Open dimo414 opened 10 months ago
cc @adisuissa
This issue has been automatically marked as stale because it has not had activity in the last 30 days. It will be closed in the next 7 days unless it is tagged "help wanted" or "no stalebot" or other activity occurs. Thank you for your contributions.
I'm not sure about the LDS->CDS dependency as AFAIK it is not required for xDS-subscriptions (i.e., with a gRPC-server that handles ACKs/NACKs), so I'm not sure exactly what you are observing.
I'm guessing that the OS can decide to invoke the watcher callback at any time, and so a race may happen here.
One way to mitigate this is to only update the LDS after the CDS update is successful. This can be done by probing the admin endpoint stats, and look at the value of update_time
or version
(see https://www.envoyproxy.io/docs/envoy/latest/configuration/overview/mgmt_server#xds-subscription-statistics).
I'm not sure about the LDS->CDS dependency as AFAIK it is not required for xDS-subscriptions (i.e., with a gRPC-server that handles ACKs/NACKs), so I'm not sure exactly what you are observing.
I have definitely observed an ordering constraint between the two files - if you add a route to an unknown cluster the LDS update is rejected. Conversely adding an unused cluster is fine. But maybe I'm misunderstanding what you're referring to.
I'm guessing that the OS can decide to invoke the watcher callback at any time, and so a race may happen here.
I assume that's what's happening, yeah. It's also possible that the race is in Envoy itself if the LDS and CDS callbacks can run concurrently and the CDS update simply takes longer to commit. Either way though I think Envoy shouldn't assume updates are always delivered in-order.
One way to mitigate this is to only update the LDS after the CDS update is successful.
That makes sense to me, or just re-read the LDS file on any CDS update (it's possible to make an LDS update without a paired CDS update, though I expect that's less common).
This issue has been automatically marked as stale because it has not had activity in the last 30 days.
Can we please turn off the stalebot for this issue?
One way to mitigate this is to only update the LDS after the CDS update is successful.
That makes sense to me, or just re-read the LDS file on any CDS update (it's possible to make an LDS update without a paired CDS update, though I expect that's less common).
The xDS-protocol is an eventual consistent protocol, and filesystem rejection is not supported. Also there may be other dependencies, so all configs will need to be loaded on a periodic basis, which sounds not a very good option. The use-case you are describing was soled in the gRPC-based transport protocol by introducing ADS and ensuring that the server will only send an update after the previous updates were ACKed.
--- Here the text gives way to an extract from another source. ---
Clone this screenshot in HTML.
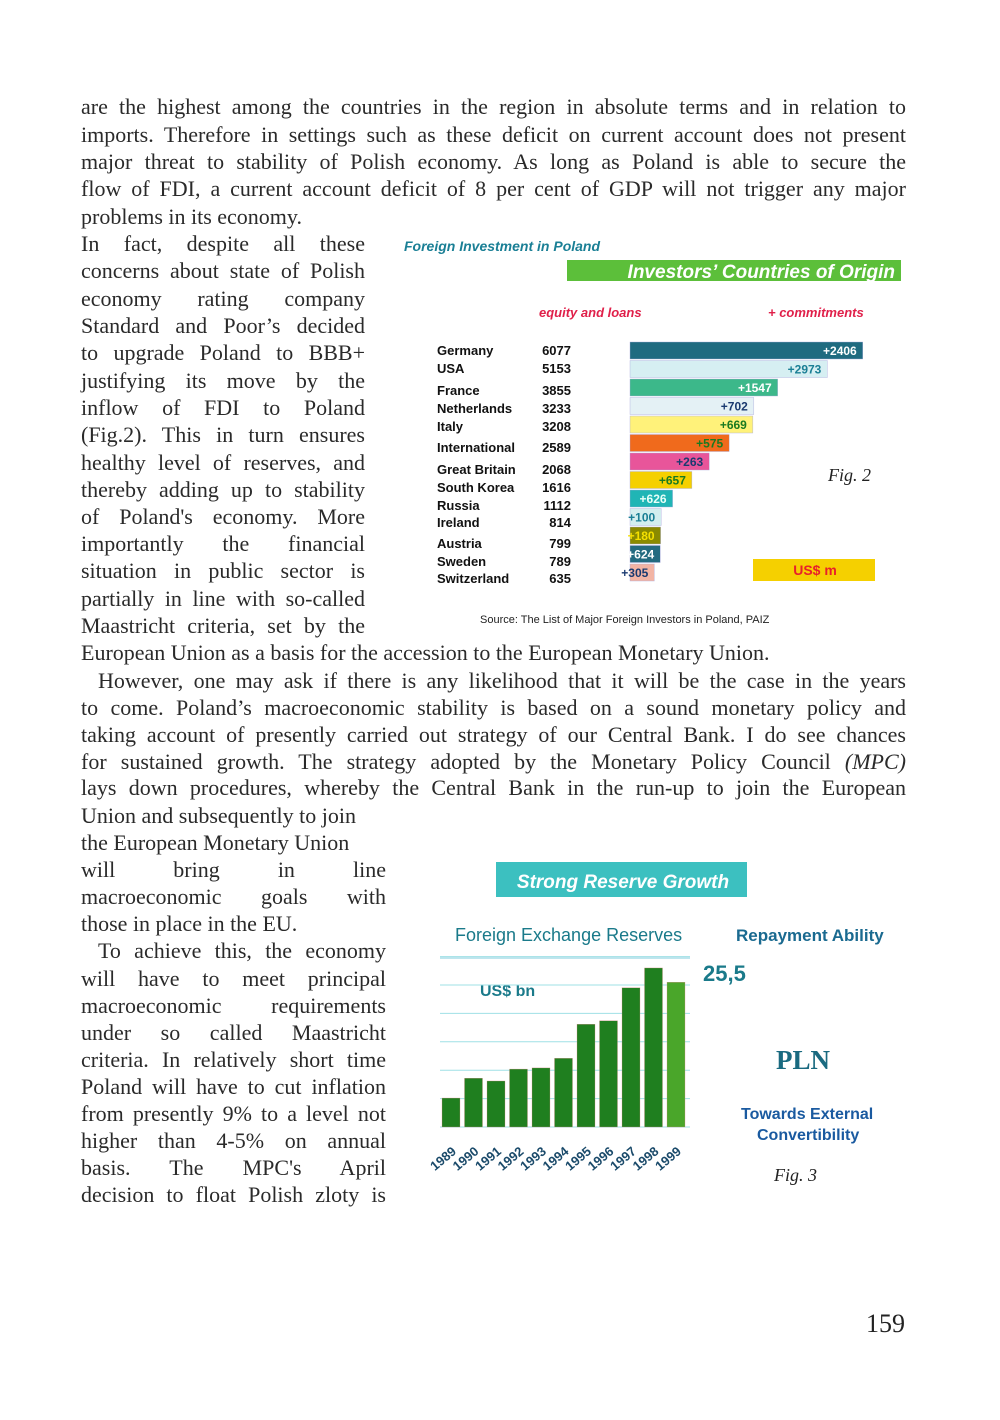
<!DOCTYPE html>
<html><head><meta charset="utf-8"><style>
body{margin:0;background:#fff;width:1000px;height:1420px;position:relative;overflow:hidden}
.l{position:absolute;font-family:"Liberation Serif",serif;font-size:22px;line-height:27px;height:27px;color:#2a2a2a;text-align:justify;text-align-last:justify;white-space:nowrap;overflow:visible}
.l.n{text-align-last:left}
.f{left:81px;width:825px}
.c1{left:81px;width:284px}
.c2{left:81px;width:305px}
svg text{font-family:"Liberation Sans",sans-serif}
svg text.serif{font-family:"Liberation Serif",serif}
</style></head><body>
<div id="text"></div>
<svg width="1000" height="1420" style="position:absolute;left:0;top:0" id="svg">
<g id="c1">
<text x="404" y="251" font-size="14" font-weight="bold" font-style="italic" fill="#1a7f95">Foreign Investment in Poland</text>
<rect x="567" y="260" width="334" height="21" fill="#5cbf3a"/>
<text x="895" y="278" font-size="19" font-weight="bold" font-style="italic" fill="#fff" text-anchor="end">Investors’ Countries of Origin</text>
<text x="539" y="317" font-size="13" font-weight="bold" font-style="italic" fill="#e0204a">equity  and loans</text>
<text x="768" y="317" font-size="13" font-weight="bold" font-style="italic" fill="#e0204a">+ commitments</text>
<text class="serif" x="828" y="481" font-size="18" font-style="italic" fill="#222">Fig. 2</text>
<rect x="753" y="559" width="122" height="22" fill="#f5d000"/>
<text x="815" y="575" font-size="14" font-weight="bold" fill="#e8202a" text-anchor="middle">US$ m</text>
<text x="480" y="623" font-size="11" fill="#222">Source:  The List of Major Foreign Investors in Poland, PAIZ</text>
</g>
<g id="c2">
<rect x="496" y="862" width="251" height="35" fill="#3cc0c0"/>
<text x="623" y="888" font-size="19" font-weight="bold" font-style="italic" fill="#fff" text-anchor="middle">Strong Reserve Growth</text>
<text x="455" y="941" font-size="18" fill="#1a7a8a">Foreign Exchange Reserves</text>
<line x1="440" y1="958" x2="690" y2="958" stroke="#bfe6ee" stroke-width="2"/>
<text x="736" y="941" font-size="17" font-weight="bold" fill="#1a6a90">Repayment Ability</text>
<text x="703" y="981" font-size="22" font-weight="bold" fill="#1a7a8a">25,5</text>
<text x="480" y="996" font-size="16" font-weight="bold" fill="#1a7a8a">US$ bn</text>
<text class="serif" x="776" y="1069" font-size="27" font-weight="bold" fill="#1a6a80">PLN</text>
<text x="741" y="1119" font-size="16" font-weight="bold" fill="#1a5aa0">Towards External</text>
<text x="757" y="1140" font-size="16" font-weight="bold" fill="#1a5aa0">Convertibility</text>
<text class="serif" x="774" y="1181" font-size="18" font-style="italic" fill="#222">Fig. 3</text>
</g>
<text class="serif" x="866" y="1332" font-size="26" fill="#222">159</text>
</svg>
<script>
const countries=["Germany","USA","France","Netherlands","Italy","International","Great Britain","South Korea","Russia","Ireland","Austria","Sweden","Switzerland"];
const equity=[6077,5153,3855,3233,3208,2589,2068,1616,1112,814,799,789,635];
const commitments=[2406,2973,1547,702,669,575,263,657,626,100,180,624,305];
const years=["1989","1990","1991","1992","1993","1994","1995","1996","1997","1998","1999"];
const reserves=[5.1,8.6,8.1,10.2,10.4,12.1,18.1,18.7,24.5,28.0,25.5];

const NS="http://www.w3.org/2000/svg";
function mk(tag,attrs,parent,txt){const e=document.createElementNS(NS,tag);for(const k in attrs)e.setAttribute(k,attrs[k]);if(txt!==undefined)e.textContent=txt;parent.appendChild(e);return e;}

// Chart 1
const c1=document.getElementById('c1');
const xs1=v=>630+v*0.0383;
const rowY=i=>342+i*18.5;
const labelY=[350,368,390,408,426,447,469,487,505,522,543,561,578];
const barCol=["#1f6b80","#d6eff2","#3cb88a","#e4f1f5","#fff27a","#f06a1c","#e8559a","#f5d000","#20b5b5","#d3eeee","#8a8a00","#236a80","#f2b4a4"];
const txtCol=["#fff","#1a7f95","#fff","#1a3a70","#1a7a20","#1a7a20","#1a3a70","#1a7a20","#e8fff8","#1a7f95","#f5e000","#fff","#1a3a70"];
countries.forEach((c,i)=>{
  const n=mk('text',{x:437,y:labelY[i]+5,'font-size':13,'font-weight':'bold',fill:'#111'},c1,c);
  
  
  const v=mk('text',{x:571,y:labelY[i]+5,'font-size':13,'font-weight':'bold',fill:'#111','text-anchor':'end'},c1,String(equity[i]));
  
  
  const y=rowY(i);
  const b=mk('rect',{x:630,y:y,width:xs1(equity[i])-630,height:17,fill:barCol[i],stroke:'#aad',"stroke-width":0.4},c1);
  
  
  const t=mk('text',{x:xs1(equity[i])-6,y:y+13,'font-size':12,'font-weight':'bold',fill:txtCol[i],'text-anchor':'end'},c1,'+'+commitments[i]);
  
  
});

// Chart 2
const c2=document.getElementById('c2');
const base=1127,unit=28.4/5;
const ys2=v=>base-v*unit;
const xs2=i=>442+i*22.5;
for(let g=0;g<=6;g++){
  const ln=mk('line',{x1:440,x2:690,y1:ys2(g*5),y2:ys2(g*5),stroke:'#9fe0e6','stroke-width':1},c2);
  
  
}
years.forEach((yr,i)=>{
  const b=mk('rect',{x:xs2(i),y:ys2(reserves[i]),width:18,height:base-ys2(reserves[i]),fill:i==10?'#4aa62a':'#1f7f1f',stroke:'#d88',"stroke-width":0.3},c2);
  
  
  const cx=xs2(i)+4,cy=1162;
  const t=mk('text',{x:cx,y:cy,'font-size':13,'font-weight':'bold',fill:'#1a4a6a','text-anchor':'middle',transform:`rotate(-40 ${cx} ${cy})`},c2,yr);
  
  
});

// Body text
const lines=[
["f",107,"are the highest among the countries in the region in absolute terms and in relation to"],
["f",135,"imports. Therefore in settings such as these deficit on current account does not present"],
["f",162,"major threat to stability of Polish economy. As long as Poland is able to secure the"],
["f",189,"flow of FDI, a current account deficit of 8 per cent of GDP will not trigger any major"],
["f n",217,"problems in its economy."],
["c1",244,"In fact, despite all these"],
["c1",271,"concerns about state of Polish"],
["c1",299,"economy rating company"],
["c1",326,"Standard and Poor’s decided"],
["c1",353,"to upgrade Poland to BBB+"],
["c1",381,"justifying its move by the"],
["c1",408,"inflow of FDI to Poland"],
["c1",435,"(Fig.2). This in turn ensures"],
["c1",463,"healthy level of reserves, and"],
["c1",490,"thereby adding up to stability"],
["c1",517,"of Poland's economy. More"],
["c1",544,"importantly the financial"],
["c1",571,"situation in public sector is"],
["c1",599,"partially in line with so-called"],
["c1",626,"Maastricht criteria, set by the"],
["f n",653,"European Union as a basis for the accession to the European Monetary Union."],
["f i",681,"However, one may ask if there is any likelihood that it will be the case in the years"],
["f",708,"to come. Poland’s macroeconomic stability is based on a sound monetary policy and"],
["f",735,"taking account of presently carried out strategy of our Central Bank. I do see chances"],
["f",762,"for sustained growth. The strategy adopted by the Monetary Policy Council <i>(MPC)</i>"],
["f",788,"lays down procedures, whereby the Central Bank in the run-up to join the European"],
["c2 n",816,"Union and subsequently to join"],
["c2 n",843,"the European Monetary Union"],
["c2",870,"will bring in line"],
["c2",897,"macroeconomic goals with"],
["c2 n",924,"those in place in the EU."],
["c2 i",951,"To achieve this, the economy"],
["c2",979,"will have to meet principal"],
["c2",1006,"macroeconomic requirements"],
["c2",1033,"under so called Maastricht"],
["c2",1060,"criteria. In relatively short time"],
["c2",1087,"Poland will have to cut inflation"],
["c2",1114,"from presently 9% to a level not"],
["c2",1141,"higher than 4-5% on annual"],
["c2",1168,"basis. The MPC's April"],
["c2",1195,"decision to float Polish zloty is"]
];
const tc=document.getElementById('text');
lines.forEach(([cls,y,s])=>{
  const d=document.createElement('div');
  d.className='l '+cls;
  d.style.top=(y-14)+'px';
  if(cls.includes('i')){d.style.left='98px';d.style.width=(cls.includes('c2')?288:808)+'px';}
  d.innerHTML=s;
  
  
  tc.appendChild(d);
});
</script>
</body></html>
What I suggested was mimicking the same behavior in the script that writes the config to the filesystem ,by probing Envoy for the latest update and ensuring it was successfully applied before moving to the next config.
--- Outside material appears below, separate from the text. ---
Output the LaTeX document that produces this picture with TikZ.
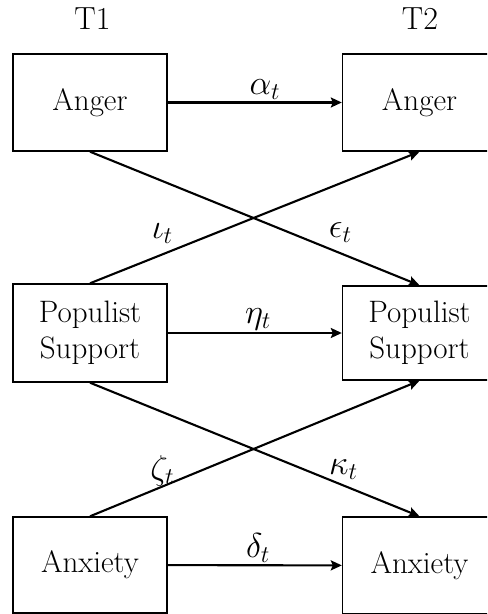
\documentclass[tikz,border=0pt]{standalone}
\usetikzlibrary{arrows.meta}
\begin{document}
\begin{tikzpicture}[x=0.5pt,y=-0.5pt,
  box/.style={draw, line width=0.7pt, minimum width=77pt, inner sep=0pt,
    font=\rmfamily\fontsize{15.5}{18}\selectfont, align=center},
  arr/.style={line width=1.05pt, -{Stealth[length=5.5pt,width=5pt,inset=1pt]}},
  lab/.style={font=\fontsize{17.5}{19}\selectfont, inner sep=1pt},
  head/.style={font=\rmfamily\fontsize{16}{18}\selectfont, inner sep=0pt}]
\useasboundingbox (0,0) rectangle (487,614);
\clip (0,0) rectangle (487,614);
\node[head] (t1) at (92.5,19) {T1};
\node[head] (t2) at (420,19) {T2};
\node[box, minimum height=48.5pt] (A1) at (90,102.5) {Anger};
\node[box, minimum height=48.5pt] (A2) at (419.5,102.5) {Anger};
\node[box, minimum height=49pt] (P1) at (90,333) {Populist\\Support};
\node[box, minimum height=47pt] (P2) at (419.5,333) {Populist\\Support};
\node[box, minimum height=48pt] (X1) at (90,565) {Anxiety};
\node[box, minimum height=48.5pt] (X2) at (419.5,565.5) {Anxiety};
\draw[arr] (A1) -- node[lab, pos=0.56, above] (la) {$\alpha_t$} (A2);
\draw[arr] (P1) -- node[lab, pos=0.52, above] (lh) {$\eta_t$} (P2);
\draw[arr] (X1) -- node[lab, pos=0.52, above] (ld) {$\delta_t$} (X2);
\draw[arr] (A1.south) -- node[lab, pos=0.76, yshift=10.5pt] (le) {$\epsilon_t$} (P2.north);
\draw[arr] (P1.north) -- node[lab, pos=0.22, yshift=10.5pt] (li) {$\iota_t$} (A2.south);
\draw[arr] (P1.south) -- node[lab, pos=0.77, yshift=8pt] (lk) {$\kappa_t$} (X2.north);
\draw[arr] (X1.north) -- node[lab, pos=0.22, yshift=8pt] (lz) {$\zeta_t$} (P2.south);
\end{tikzpicture}
\end{document}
You're saying anyone using filesystem xDS needs to implement their own probing, to work around the limitations in the protocol? That's pretty unfortunate. Why can't Envoy observe this invalid state and self-correct?
I am observing occasional situations where my application unexpectedly fails to come online correctly, as requests to backends that are up, healthy, and registered with Envoy via the filesystem xDS are rejected. Here's some simplified code from the startup program:
The note there might give it away, but I'm seeing fairly frequent
lds.update_rejected
events despite this ordering; i.e. Envoy will potentially process an LDS file update before an earlier CDS update. Generally this has proven benign because a subsequent loop manages to be read in the correct order and succeed, but occasionally the final time it discovers new services the writes race and Envoy ends up in a state where the LDS update is rejected, then the CDS update is accepted, leaving the application broken even though the configs on-disk are compatible.It's not shocking that these writes and reads could race, but it is very unfortunate that Envoy rejects LDS updates that are actually valid with no clear way to recover from this state. Ideally Envoy would fail more gracefully when given an incompatible route, or re-evaluate the LDS config it rejected when it observes a new CDS config.
I'm very much open to suggestions for other ways to implement this, but IMO it's a bug in Envoy that you can enter (and become stuck in) this state.
Repro steps:
Write new clusters and routes to a pair of CDS and LDS files repeatedly, CDS first, and observe rejected updates even though the file contents on-disk are never incompatible with one another.